12-hour bandh in Assam over Citizenship Bill evokes widespread response

Shops, markets and financial institutions kept their shutters down, while attendance in offices and educational institutions was thin.

Update: 2018-10-23 13:13 GMT
Assom Gana Parisahad (AGP) activists take part in a protest rally during 12-hour Assam Bandh, in Guwahati, on Tuesday. (Photo: PTI)

Guwahati: The 12-hour Assam bandh called by 46 organisations against the citizenship bill evoked a widespread response in the state Tuesday with markets and financial institutions closed. 

Though BJP-led Assam government's alliance partner Asom Gana Parishad (AGP) was not in support of the bandh, it took out a massive rally to protest against the bill. 

It was led by party president and Agriculture Minister Atul Bora from Latasil Field to Chandmari area in Guwahati. During the bandh, picketeers burnt tyres on roads across the state to prevent movement of vehicular traffic and blocked rail tracks early morning in a bid to prevent movement of trains, official sources said. 

Shops, markets and financial institutions kept their shutters down, while attendance in offices and educational institutions was thin, the sources said. 

State-run Assam State Transport Corporation (ASTC) city and long distance buses plied with police escort Tuesday. Private commercial vehicles, however, kept off the roads as operators claimed that damage to their vehicles during bandhs and riots were not compensated by insurance companies. 

Krishak Mukti Sangram Samiti (KMSS), Asom Jatiyatabadi Yuba Chatra Parishad (AJYCP) and 44 other organisations had called the 12-hour bandh from 5 am to protest against the Centre's bid to pass the bill in the winter session. 

The Congress and the AIUDF had extended support to the bandh. The Citizenship (Amendment) Bill, 2016 was introduced in the Lok Sabha to amend the Citizenship Act, 1955 to grant Indian citizenship to Hindus, Sikhs, Buddhists, Jains, Parsis and Christians who fled religious persecution in Bangladesh, Pakistan and Afghanistan and entered India before December 31, 2014. 

The Assam government had on Monday directed all district administrations to ensure that there was no bandh Tuesday. 

Deputy commissioners had issued orders that all shops, business establishments and educational institutions remain open, transport facilities ply normally and all government officials should attend to their duties. Carrying the AGP flag, placards and banners, the participants in the 'pratibadi samadal' (protest rally) walked through the main thoroughfare Gopinath Bordoloi Road to Chandmari to create awareness against the bill.

Party cabinet colleagues Kesab Mahanta and Phani Bhusan Choudhury were part of the protest rally besides former Chief Minister Prafulla Kumar Mahanta. 

Addressing a gathering before the start of the procession, AGP president Atul Bora said the rally was called against the bill as it threatened the existence, identity, culture and language of the indigenous people of the state. 

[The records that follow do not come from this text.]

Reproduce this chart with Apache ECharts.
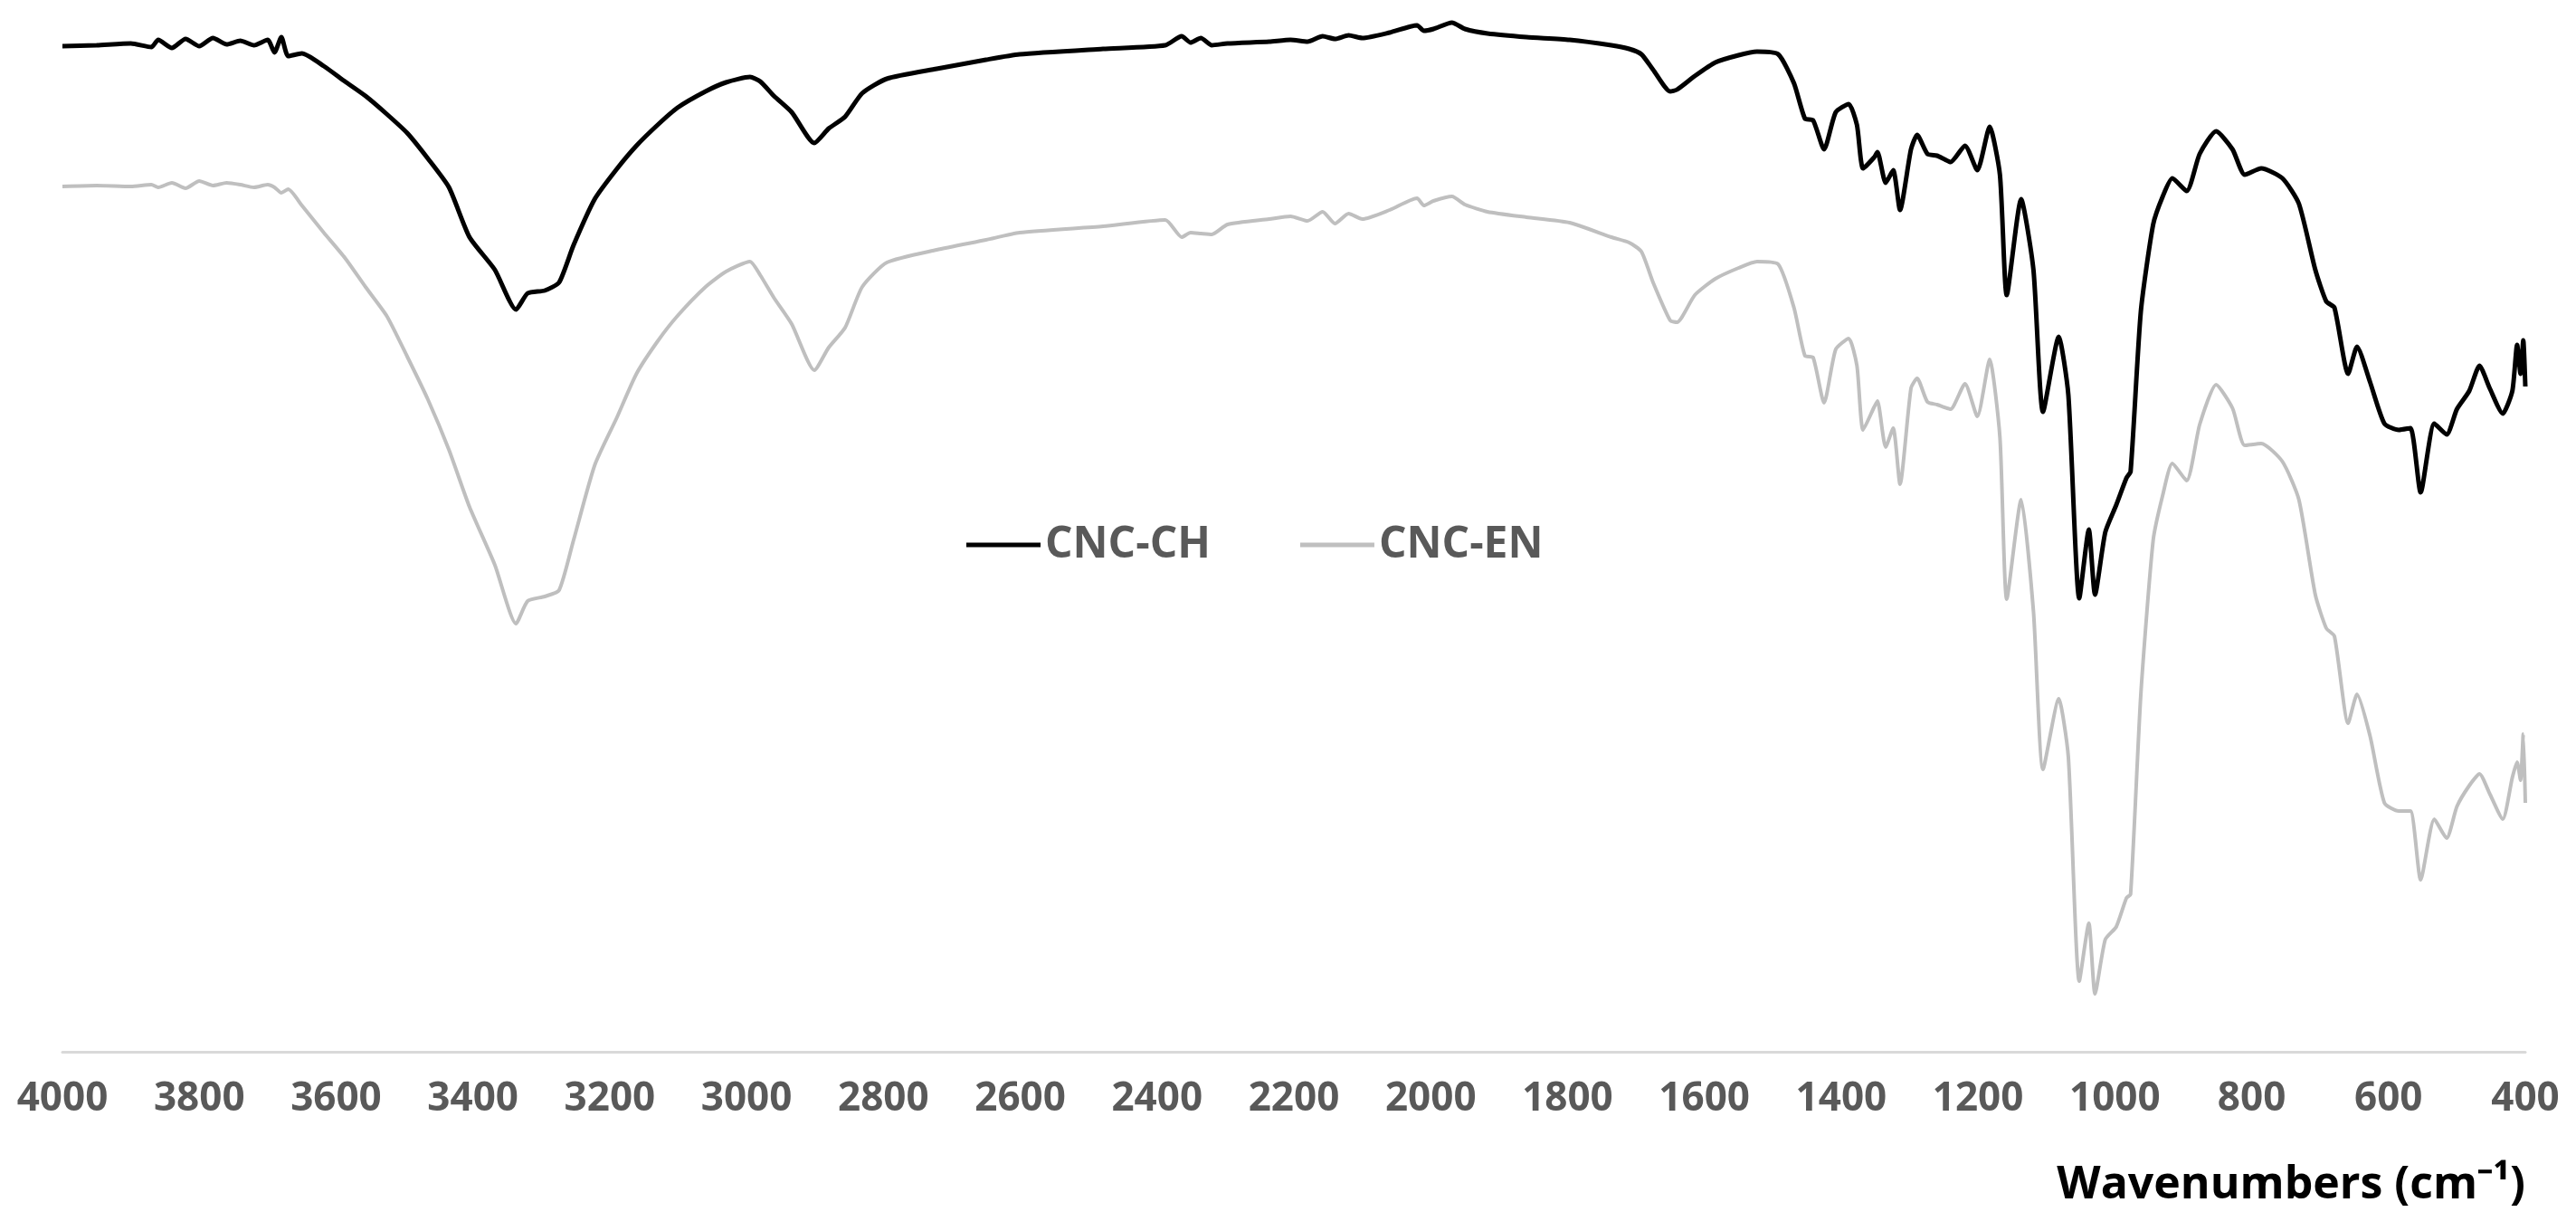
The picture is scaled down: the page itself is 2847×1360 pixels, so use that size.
<!DOCTYPE html>
<html>
<head>
<meta charset="utf-8">
<script src="https://cdn.jsdelivr.net/npm/echarts@6/dist/echarts.min.js"></script>
<style>
  html, body { margin: 0; padding: 0; background: #fff; }
  #chart { width: 2847px; height: 1360px; }
</style>
</head>
<body>
<div id="chart"></div>
<script>
// wavenumbers (cm-1), high to low
const wavenumbers = [
  4000, 3950, 3900, 3870, 3860, 3840, 3820, 3800, 3780, 3760, 3740, 3720, 3700, 3690, 3680, 3670, 3650,
  3618, 3587, 3557, 3526, 3496, 3466, 3435, 3405, 3368, 3337, 3320, 3295, 3274, 3253, 3222, 3190,
  3161, 3130, 3101, 3060, 3030, 2995, 2980, 2960, 2934, 2901, 2880, 2856, 2831, 2795, 2722, 2650,
  2601, 2479, 2388, 2364, 2351, 2336, 2320, 2297, 2236, 2205, 2180, 2158, 2140, 2120, 2100, 2060,
  2020, 2010, 1996, 1969, 1950, 1917, 1860, 1797, 1736, 1710, 1692, 1675, 1650, 1640, 1614, 1584,
  1550, 1523, 1492, 1469, 1453, 1441, 1425, 1408, 1389, 1377, 1368, 1352, 1347, 1335, 1324, 1314,
  1298, 1289, 1274, 1260, 1249, 1240, 1219, 1201, 1183, 1168, 1158, 1137, 1119, 1105, 1082, 1068,
  1052, 1038, 1029, 1014, 998, 983, 977, 962, 944, 930, 916, 895, 876, 852, 828, 810,
  786, 755, 731, 707, 691, 679, 659, 646, 627, 606, 585, 568, 553, 533, 515, 500,
  482, 467, 452, 433, 419, 412, 407, 403, 400
];

// transmittance (arbitrary units, offset curves)
const cncCH = [
  1111, 1112, 1114, 1110, 1118, 1109, 1119, 1111, 1120, 1113, 1117, 1112, 1118, 1104, 1121, 1100, 1103,
  1089, 1072, 1056, 1036, 1015, 987, 955, 900, 864, 820, 838, 841, 850, 891, 942, 975,
  1001, 1024, 1043, 1061, 1071, 1077, 1072, 1056, 1038, 1004, 1020, 1033, 1059, 1075, 1086, 1096,
  1102, 1108, 1112, 1122, 1115, 1120, 1112, 1114, 1116, 1118, 1116, 1122, 1119, 1123, 1120, 1126,
  1134, 1128, 1130, 1137, 1130, 1125, 1121, 1118, 1112, 1108, 1102, 1085, 1061, 1063, 1078, 1093,
  1101, 1105, 1102, 1070, 1031, 1029, 997, 1038, 1047, 1024, 976, 988, 994, 960, 974, 930,
  997, 1013, 992, 990, 986, 983, 1001, 974, 1022, 969, 836, 942, 864, 707, 790, 726,
  501, 577, 505, 574, 604, 634, 641, 818, 914, 945, 965, 951, 992, 1017, 997, 969,
  976, 965, 937, 864, 829, 822, 749, 779, 740, 694, 687, 689, 618, 694, 682, 710,
  730, 758, 733, 705, 730, 781, 749, 786, 735
];

const cncEN = [
  956, 957, 956, 958, 955, 960, 954, 962, 957, 960, 958, 955, 958, 955, 949, 953, 935,
  905, 877, 845, 813, 768, 721, 665, 602, 538, 473, 498, 503, 510, 565, 648, 700,
  749, 785, 813, 845, 862, 873, 858, 833, 804, 753, 778, 800, 845, 872, 886, 897,
  905, 912, 919, 900, 905, 904, 903, 914, 920, 923, 918, 928, 915, 926, 920, 930,
  943, 935, 940, 945, 936, 928, 922, 916, 900, 894, 884, 850, 808, 806, 836, 854,
  866, 873, 870, 822, 769, 767, 717, 776, 788, 758, 687, 712, 719, 668, 689, 627,
  733, 744, 718, 715, 712, 710, 738, 702, 765, 679, 500, 610, 487, 312, 390, 326,
  78, 142, 64, 124, 138, 170, 174, 395, 565, 615, 650, 631, 693, 737, 711, 670,
  672, 652, 610, 505, 468, 459, 363, 395, 349, 275, 266, 266, 190, 257, 236, 271,
  294, 307, 285, 257, 303, 320, 300, 351, 275
];

const xTickMin = 400;
const xTickMax = 4000;
const xTickStep = 200;

const myChart = echarts.init(document.getElementById("chart"));

const option = {
  animation: false,
  backgroundColor: "#ffffff",
  title: {
    text: "Wavenumbers (cm\u207B\u00B9)",
    right: 51,
    top: 1280,
    textStyle: {
      fontFamily: "Open Sans",
      fontSize: 50,
      fontWeight: "bold",
      color: "#000000",
    },
  },
  legend: {
    data: ["CNC-CH", "CNC-EN"],
    left: 1063,
    top: 569,
    icon: "rect",
    itemWidth: 82,
    itemHeight: 5,
    itemGap: 99,
    textStyle: {
      fontFamily: "Open Sans",
      fontSize: 48,
      fontWeight: "bold",
      color: "#595959",
      lineHeight: 56,
    },
  },
  grid: {
    left: 69,
    right: 56,
    top: 0,
    bottom: 198,
  },
  xAxis: {
    type: "value",
    inverse: true,
    min: xTickMin,
    max: xTickMax,
    interval: xTickStep,
    axisLine: {
      lineStyle: { color: "#d9d9d9", width: 3 },
    },
    axisTick: { show: false },
    splitLine: { show: false },
    axisLabel: {
      margin: 30,
      fontFamily: "Open Sans",
      fontSize: 44,
      fontWeight: "bold",
      color: "#595959",
      formatter: function (value) {
        return String(value);
      },
    },
  },
  yAxis: {
    type: "value",
    min: 0,
    max: 1162,
    show: false,
  },
  series: [
    {
      name: "CNC-CH",
      type: "line",
      symbol: "none",
      smooth: 0.2,
      z: 3,
      lineStyle: { color: "#000000", width: 5 },
      itemStyle: { color: "#000000" },
      data: wavenumbers.map((w, i) => [w, cncCH[i]]),
    },
    {
      name: "CNC-EN",
      type: "line",
      symbol: "none",
      smooth: 0.2,
      z: 2,
      lineStyle: { color: "#bfbfbf", width: 4 },
      itemStyle: { color: "#bfbfbf" },
      data: wavenumbers.map((w, i) => [w, cncEN[i]]),
    },
  ],
};

myChart.setOption(option);

window.addEventListener("resize", function () {
  myChart.resize();
});
</script>
</body>
</html>
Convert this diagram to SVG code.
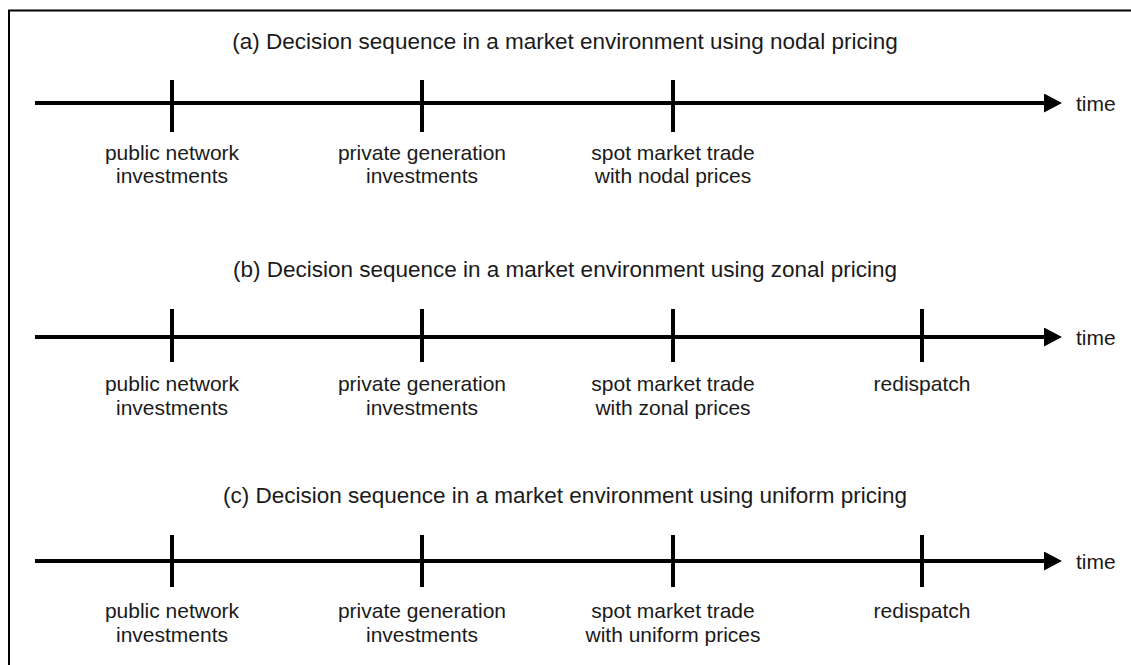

"We have already made our stand clear on the Citizenship (Amendment) Bill. Under no circumstances, are going to support it. We will fight till the end against the bill," he said. Bora said the party was opposed to the bill as it "violated" the Assam Accord which was the result of a six-year-long Assam agitation from 1979 against illegal migrants when 855 people died for the cause. 

A team of AGP ministers, MLAs and leaders had recently visited Delhi to meet the members of the Joint Parliamentary Committee (JPC) on the bill to put forward the party's views on it, he added. 

Finance and Health Minister Himanta Biswa Sarma Monday said the Gauhati High Court had ruled that calling a bandh was illegal and as such the state-wide bandh called by 46 organisations could not be allowed and anyone supporting it would be committing contempt of court. 

KMSS leader Akhil Gogoi said that this was the first time that they had called a bandh as the very "existence of the Assamese and their identity was at stake". Gauhati West MLA Ramendra Narayan Kalita said, "We will not allow the bill to be passed in Parliament and we are taking all measures towards it. The Centre has to understand the sentiments of the people of Assam." 

He said the government should realise that the people of Assam had come out to protest against its move to endanger their existence. 

"We have been opposing the passage of the bill in Parliament and will continue to do so," said another AGP MLA Satyabrat Kalita. Other party leaders said the bill would frustrate the Assam Accord and there should not be any division of illegal migrants on the basis of religion as proposed by the bill. 

The granting of Indian citizenship to Bangladeshi Hindus would turn the indigenous people of the state to minorities in their state, threatening their existence and heritage, the speakers asserted. 

Assam Water Resource Minister Keshav Mahanta told the gathering that his party would "under no circumstance" allow the Centre to pass the bill. "Come what may, we will not allow the Centre to pass the bill. Anything that goes against the Assamese community, we will never support it," Mahanta asserted.